The standard pattern is append-only corrections. Instead of changing the original record, you add a new transaction that references the original and provides the corrected data. The history shows both the original entry and the correction, creating a complete audit trail of changes. This is actually how double-entry bookkeeping has worked for centuries, you never erase an entry, you post a correcting entry.
This works well for data corrections but poorly for genuine data contamination, situations where illegal content, defamatory material, or accidentally exposed secrets end up on-chain. In a public blockchain, that content is replicated to every full node on the planet and cannot be removed. Even on permissioned chains, removing data requires coordinated action by all node operators and may violate the network’s integrity guarantees.
Designing for Practical Immutability
Mature blockchain architects design for what I would call “practical immutability”, systems that are tamper-evident in normal operation while retaining governed mechanisms for exceptional circumstances.
This means defining governance procedures for error correction, key destruction for GDPR compliance, and dispute resolution for contested transactions. It means choosing carefully what goes on-chain (hashes, proofs, metadata) versus what stays off-chain (personal data, large documents, mutable business state). And it means documenting the immutability guarantees honestly, stating that records are tamper-evident under specified conditions rather than claiming absolute immutability.

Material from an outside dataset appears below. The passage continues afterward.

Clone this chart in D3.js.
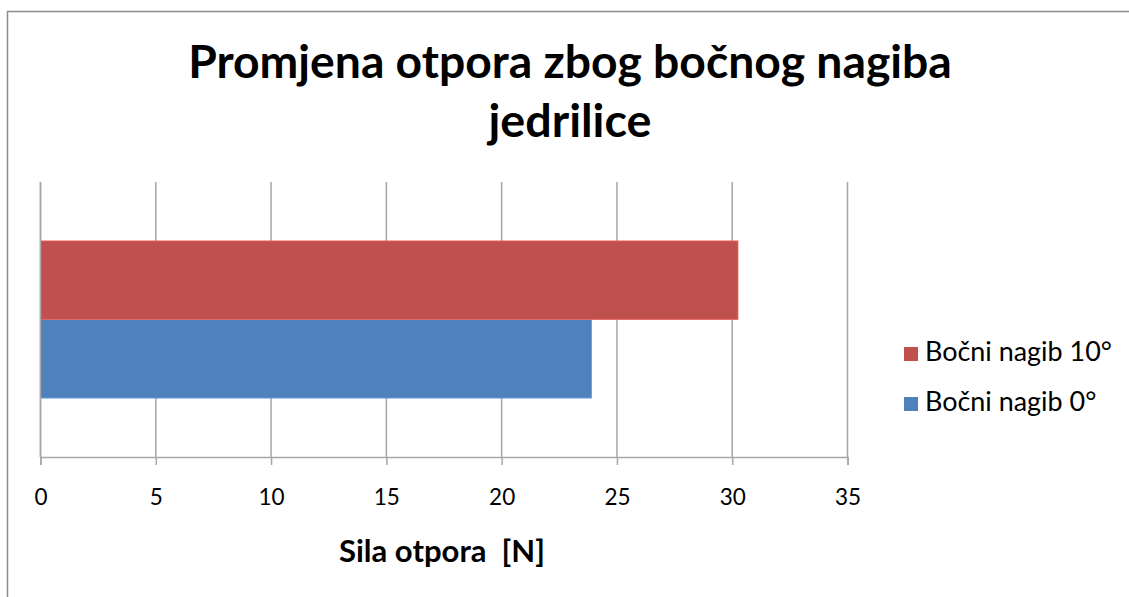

The organizations getting the most value from immutability are the ones that treat it as a design decision with tradeoffs rather than a binary feature to be switched on. They put the right data on-chain, implement governance for edge cases, and use the tamper-evidence property where it adds genuine value, audit trails, provenance tracking, regulatory compliance, without pretending it solves every data integrity problem.
Immutability is a powerful tool. It is not a magic one. And knowing the difference is what separates successful blockchain deployments from the ones that crash into regulatory walls or operational nightmares.